Business Times - 28 Mar 2012
Bernanke out to prevent repeat of Great Depression
By LEON HADAR
IT is one of the decisions made by the US Federal Reserve in the past that has intrigued contemporary economic historians. The tightening of credit by Marriner Eccles, the head of the Fed in 1936-37 has been blamed for the collapse of the US stock market in 1937 and the ensuing return of the Great Depression - after several years during which the New Deal policies pursued by President Franklin D Roosevelt had been leading the economy towards recovery.
One of the economists who have studied the ramification of that Eccles decision has been former Princeton professor Ben Bernanke who, in his current job as the Fed chairman, seemed to be trying to apply the lessons of his academic research.
Mr Bernanke has stated in the past that he considered Mr Eccles' decision to tighten monetary policy - at the time when the US economy was showing signs of getting out of the depression - to be a colossal mistake and insisted that as the head of the US central bank he was not planning to follow in the footsteps of his predecessor.
Mr Eccles and his colleagues at the Fed were worried that rising wages of American workers by more than 10 per cent at the time were igniting inflationary pressures and responded by tightening monetary policy (by doubling reserve requirements by banks).
The Fed policies were mirrored by the fiscal approach embraced by the federal government in 1936-37 which concluded that against the backdrop of an economic recovery it was time to bring an end to the policy of deficit spending and take steps to balance the budget.
'The war against the Depression had required deficit spending,' then treasury secretary Robert Morgenthau said. 'But the emergency is ending, and the domestic problems we face today are essentially different from those which faced us four years ago,' he stated. 'We want private business to expand. We believe that one of the most important ways of achieving these ends is to continue toward a balance in the federal budget.'
Economists continue to debate whether the stock market crash of 1937 and the Great Depression II were the result of the Fed's tightening monetary policy or the attempt by the Roosevelt Administration to balance the budget.
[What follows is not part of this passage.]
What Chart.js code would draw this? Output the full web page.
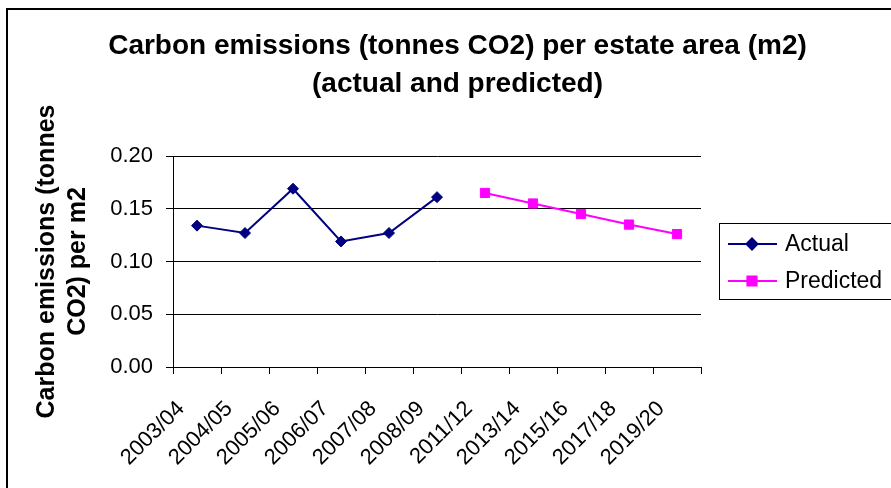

Or perhaps both were to be blamed for what happened.
What is becoming clear, however, is that history seems to be repeating itself. As the American economy is starting to recover from the Great Recession much of the debate in Washington seems to be focusing now not on whether to start cutting the federal deficit - but on how big that cut should be (with Republicans demanding a big cut as opposed to the Democrats who are pressing for a small one).
No leading Republicans or Democrat is calling for more deficit spending in the form of a new economic stimulus. They are all sounding like Mr Morgenthau did in 1936.
So that may explain why Mr Bernanke doesn't want to sound like Mr Eccles did in that year and be blamed for creating tightened monetary conditions that would exacerbate the effects of the deficit contraction policies of Washington which, in turn, could bring about a Great Recession II. It is from that perspective that one needed to examine Mr Bernanke's comment on Monday that improvement in the US labour market might not be able to be sustained - a clear indication that inflation doves were in charge in the Fed and would continue to maintain an expansionary monetary policy.
And Mr Bernanke may be right. The slight improvement in the nation's labour market last month could be temporary and may not be a sign that the American economy was entering into a sustainable recovery. Wages are certainly not rising. That could happen in the future, he said, but 'we have not seen that in a persuasive way yet'. 'And I think it remains important for us to remain cautious and see how the economy develops.'
In fact, Mr Bernanke was sending a message to investors who may have been confused by the recent rhetoric coming from the inflation hawks in the Fed and was hinting that the central bank would be even open to a new round of quantitative easing (QE3). It was certainly not ready to put its foot on the monetary brakes.
But what if much of the recent economic growth has been driven by fiscal policy and that the Fed's loose monetary policy would have very little effect on the economic recovery - and may actually ignite some inflationary pressures? In that case, the conditions of the American economy would look less like that of the 1930s and more like that of the 1970s when the explosive mix of economic recession and inflation brought us the dreaded 'stagflation'. That would certainly be a case study that would intrigue future economic historians.